This first one I received unlabeled, but I think it's Crypthanthus fosterianus or a close hybrid. I've been watching the center develop flower buds for some time now, and I've been keeping an eye out for pups, too.
Unlike many bromeliads, most cryptanthus don't change color significantly or produce flowering stalks with showy bracts. The flowers are typically white, like the one below. A cute little curiosity, but more exciting because it signifies pups are on the way than for its own sake.
A couple weeks ago, before the first flower opened, I noticed the first pup emerging as a single, scale-like leaf down at the base of a leaf. Since then, I've watched it grow into the tiny shoot you see below. I've counted at least four other pups starting around the plant. That's a happy cryptanthus! Once they grow to at least a couple inches across, I'll be able to detach them from the mother plant and put them in their own pots to root.
Cryptanthus lacerdae 'Menescal' has only been in my collection for about a year, but it's already showing signs of pupping. Some bromeliads pup at or around the time they bloom. This one, however, shows no signs of blooming and I believe it can pup pretty much any time. Cryptanthus lacerdae is a bit of an oddball, producing pups on long stems, something like a spiderplant. Take a look at the second picture on Black Jungle Terrarium Supply's website, from which I purchased my 'Menescal'. I think my plant would look fantastic in something like a miniature hover dish.

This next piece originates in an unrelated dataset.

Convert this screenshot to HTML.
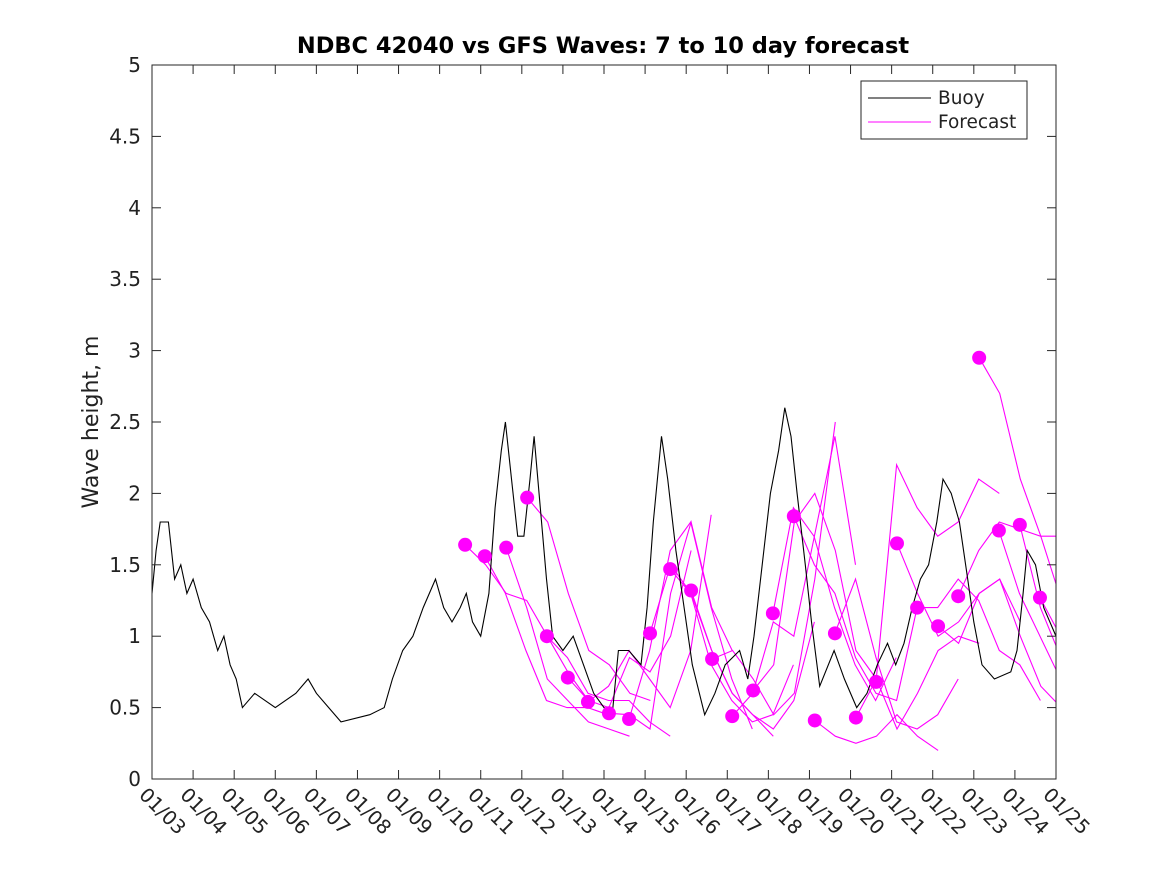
<!DOCTYPE html>
<html><head><meta charset="utf-8"><style>
body{margin:0;background:#fff;}
svg{display:block;font-family:"DejaVu Sans","Liberation Sans",sans-serif;}
</style></head><body>
<svg id="chart" width="1167" height="875" viewBox="0 0 1167 875">
<rect width="1167" height="875" fill="#fff"/>
<text x="603" y="53" text-anchor="middle" font-size="22.5" font-weight="bold" fill="#000">NDBC 42040 vs GFS Waves: 7 to 10 day forecast</text>
<text transform="translate(98,422) rotate(-90)" text-anchor="middle" font-size="22" fill="#222">Wave height, m</text>
<defs><clipPath id="pc"><rect x="152" y="65" width="904" height="714"/></clipPath></defs>
<g id="series" clip-path="url(#pc)"></g>
<g id="dots"></g>
<rect x="152" y="65" width="904" height="714" fill="none" stroke="#262626" stroke-width="1"/>
<g id="axes"></g>
<g>
<rect x="861" y="81" width="166" height="58" fill="#fff" stroke="#262626"/>
<line x1="868" y1="98" x2="931" y2="98" stroke="#000"/>
<text x="938" y="104" font-size="18.5" fill="#222">Buoy</text>
<line x1="868" y1="122" x2="931" y2="122" stroke="#f0f"/>
<text x="938" y="128" font-size="18.5" fill="#222">Forecast</text>
</g>
</svg>
<script>
const xLabels=["01/03","01/04","01/05","01/06","01/07","01/08","01/09","01/10","01/11","01/12","01/13","01/14","01/15","01/16","01/17","01/18","01/19","01/20","01/21","01/22","01/23","01/24","01/25"];
const yTicks=[0,0.5,1,1.5,2,2.5,3,3.5,4,4.5,5];
const yTickLabels=["0","0.5","1","1.5","2","2.5","3","3.5","4","4.5","5"];
const buoyDays=[0,0.1,0.2,0.4,0.55,0.7,0.85,1,1.2,1.4,1.6,1.75,1.9,2.05,2.2,2.5,3,3.5,3.8,4,4.3,4.6,5.3,5.65,5.85,6.1,6.35,6.6,6.9,7.1,7.3,7.5,7.65,7.8,8.0,8.2,8.35,8.5,8.6,8.75,8.9,9.05,9.2,9.3,9.45,9.6,9.75,10,10.25,10.5,10.75,11,11.2,11.35,11.6,11.9,12.05,12.2,12.4,12.55,12.75,12.95,13.15,13.45,13.7,13.95,14.3,14.5,14.65,14.85,15.05,15.25,15.4,15.55,15.7,15.9,16.05,16.25,16.6,16.85,17.15,17.4,17.65,17.9,18.1,18.3,18.5,18.7,18.9,19.1,19.25,19.45,19.65,19.85,20.0,20.2,20.5,20.9,21.05,21.2,21.3,21.5,21.7,22];
const buoyVals=[1.3,1.6,1.8,1.8,1.4,1.5,1.3,1.4,1.2,1.1,0.9,1.0,0.8,0.7,0.5,0.6,0.5,0.6,0.7,0.6,0.5,0.4,0.45,0.5,0.7,0.9,1.0,1.2,1.4,1.2,1.1,1.2,1.3,1.1,1.0,1.3,1.9,2.3,2.5,2.1,1.7,1.7,2.1,2.4,1.9,1.4,1.0,0.9,1.0,0.8,0.6,0.5,0.45,0.9,0.9,0.8,1.2,1.8,2.4,2.1,1.6,1.2,0.8,0.45,0.6,0.8,0.9,0.7,1.0,1.5,2.0,2.3,2.6,2.4,2.0,1.5,1.1,0.65,0.9,0.7,0.5,0.6,0.8,0.95,0.8,0.95,1.2,1.4,1.5,1.8,2.1,2.0,1.8,1.4,1.1,0.8,0.7,0.75,0.9,1.3,1.6,1.5,1.2,1.0];
const fcStartDays=[7.62,8.10,8.62,9.13,9.61,10.12,10.61,11.12,11.61,12.12,12.61,13.12,13.63,14.12,14.63,15.11,15.62,16.13,16.62,17.13,17.62,18.13,18.62,19.13,19.62,20.13,20.61,21.12,21.61];
const fc0=[1.64,1.5,1.3,1.25,1.0,0.75,0.55];
const fc1=[1.56,1.3,0.9,0.55,0.5,0.5,0.45];
const fc2=[1.62,1.2,0.7,0.55,0.4,0.35,0.3];
const fc3=[1.97,1.8,1.3,0.9,0.8,0.6,0.55];
const fc4=[1.0,0.85,0.6,0.55,0.55,0.4,0.3];
const fc5=[0.71,0.55,0.5,0.85,0.75,1.0,1.6];
const fc6=[0.54,0.65,0.9,0.7,0.5,0.9,1.85];
const fc7=[0.46,0.45,0.35,1.3,1.8,1.2,0.9];
const fc8=[0.42,0.9,1.6,1.8,1.2,0.7,0.35];
const fc9=[1.02,1.5,1.3,0.9,0.6,0.45,0.3];
const fc10=[1.47,1.3,0.8,0.55,0.4,0.45,0.8];
const fc11=[1.32,0.9,0.6,0.45,0.35,0.55,1.1];
const fc12=[0.84,0.9,0.7,0.45,0.6,1.4,2.5];
const fc13=[0.44,0.6,1.1,1.0,1.7,2.4,1.5];
const fc14=[0.62,0.8,1.8,2.0,1.6,0.9,0.7];
const fc15=[1.16,1.9,1.7,1.2,0.8,0.55,0.85];
const fc16=[1.84,1.5,1.3,0.85,0.6,0.55,1.2];
const fc17=[0.41,0.3,0.25,0.3,0.45,0.3,0.2];
const fc18=[1.02,1.4,0.85,0.4,0.35,0.45,0.7];
const fc19=[0.43,0.7,0.35,0.6,0.9,1.0,0.95];
const fc20=[0.68,2.2,1.9,1.7,1.8,2.1,2.0];
const fc21=[1.65,1.3,1.0,1.1,1.3,1.4,1.1];
const fc22=[1.2,1.2,1.4,1.25,0.9,0.8,0.55];
const fc23=[1.07,0.95,1.3,1.4,1.0,0.65,0.5];
const fc24=[1.28,1.6,1.8,1.75,1.7,1.7,1.7];
const fc25=[2.95,2.7,2.1,1.7,1.25,1.0,0.95];
const fc26=[1.74,1.3,1.0,0.7,0.5];
const fc27=[1.78,1.2,0.85];
const fc28=[1.27,1.0];
const fcSeries=[fc0,fc1,fc2,fc3,fc4,fc5,fc6,fc7,fc8,fc9,fc10,fc11,fc12,fc13,fc14,fc15,fc16,fc17,fc18,fc19,fc20,fc21,fc22,fc23,fc24,fc25,fc26,fc27,fc28];

const NS="http://www.w3.org/2000/svg";
const X0=152,X1=1056,Y0=779,Y1=65;
function xs(d){return X0+(X1-X0)*d/22;}
function ys(v){return Y0-(Y0-Y1)*v/5;}
function mk(tag,attrs,parent){const e=document.createElementNS(NS,tag);for(const k in attrs)e.setAttribute(k,attrs[k]);parent.appendChild(e);return e;}
const axes=document.getElementById('axes');
xLabels.forEach((lab,i)=>{
  const x=xs(i);
  const t1=mk('line',{x1:x,y1:Y0,x2:x,y2:Y0-9,stroke:'#262626'},axes);
  
  
  const t2=mk('line',{x1:x,y1:Y1,x2:x,y2:Y1+9,stroke:'#262626'},axes);
  
  
  const tx=mk('text',{transform:`translate(${x-14},${Y0+17}) rotate(45)`,'font-size':19.5,fill:'#222'},axes);
  tx.textContent=lab;
  
  
});
yTicks.forEach((v,i)=>{
  const y=ys(v);
  const t1=mk('line',{x1:X0,y1:y,x2:X0+9,y2:y,stroke:'#262626'},axes);
  
  
  const t2=mk('line',{x1:X1,y1:y,x2:X1-9,y2:y,stroke:'#262626'},axes);
  
  
  const tx=mk('text',{x:X0-11,y:y+7,'text-anchor':'end','font-size':20,fill:'#222'},axes);
  tx.textContent=yTickLabels[i];
  
  
});
const series=document.getElementById('series');
fcSeries.forEach((arr,k)=>{
  const pts=arr.map((v,j)=>xs(fcStartDays[k]+j*0.5).toFixed(1)+','+ys(v).toFixed(1)).join(' ');
  const pl=mk('polyline',{points:pts,fill:'none',stroke:'#f0f','stroke-width':1.1},series);
  
  
});
const bpts=buoyDays.map((dd,i)=>xs(dd).toFixed(1)+','+ys(buoyVals[i]).toFixed(1)).join(' ');
const bl=mk('polyline',{points:bpts,fill:'none',stroke:'#000','stroke-width':1.1},series);


const dots=document.getElementById('dots');
fcStartDays.forEach((dd,k)=>{
  const c=mk('circle',{cx:xs(dd),cy:ys(fcSeries[k][0]),r:7,fill:'#f0f'},dots);
  
  
});
</script>
</body></html>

The main plant is only about 6 inches across, and bromeliads have small root systems, so I think an actual hover dish would be a bit too large.
See the tiny little pup starting? I hope it's the first of many pups on long, pendant stems. Unlike the other two cryptanthus in this post, I am going to horde the pups of 'Menascal' a little, though once I have plenty of pups for a spidery display I'll be happy to share a few of them, too.
Cryptanthus 'Opal' has long-since bloomed and produced pups. This earth star grew much larger than I expected, with some leaves curling to a foot long. Part of that is that it grew in a bit too shady conditions and stretched longer than it would have otherwise. But I think it's also just a big cryptanthus.
Either way, the pups produced after blooming have grown large enough to separate from the mother plant, so I can downsize and have a little more space on the table.
These pups separate easily from the parent plant, coming off with a gentle twist and pull. I use a typical potting soil with extra perlite or pumice mixed in to improve drainage. Cactus soil mixes work well, too. I removed a few of the lower leaves because I think that exposes more stem for rooting, but it's probably not necessary. Then I just stick the pups in the pot and water them lightly. I don't remember how long it takes them to root, but I don't really worry about it because they're so easy.
The monster, I mean mother, plant is going to live outside for the summer. I'm keeping it only on the off chance that with the three pups removed, it could produce more. It won't be coming back inside at the end of summer because now that it has bloomed, the main plant will likely decline and die.
I've always appreciated 'Opal' for its silvery color, but out in the natural light I really noticed why it was named 'Opal'. There's a subtle rainbow of colors under the overall silver/grey sheen produced by the coating of scales on the leaves, just like an opal.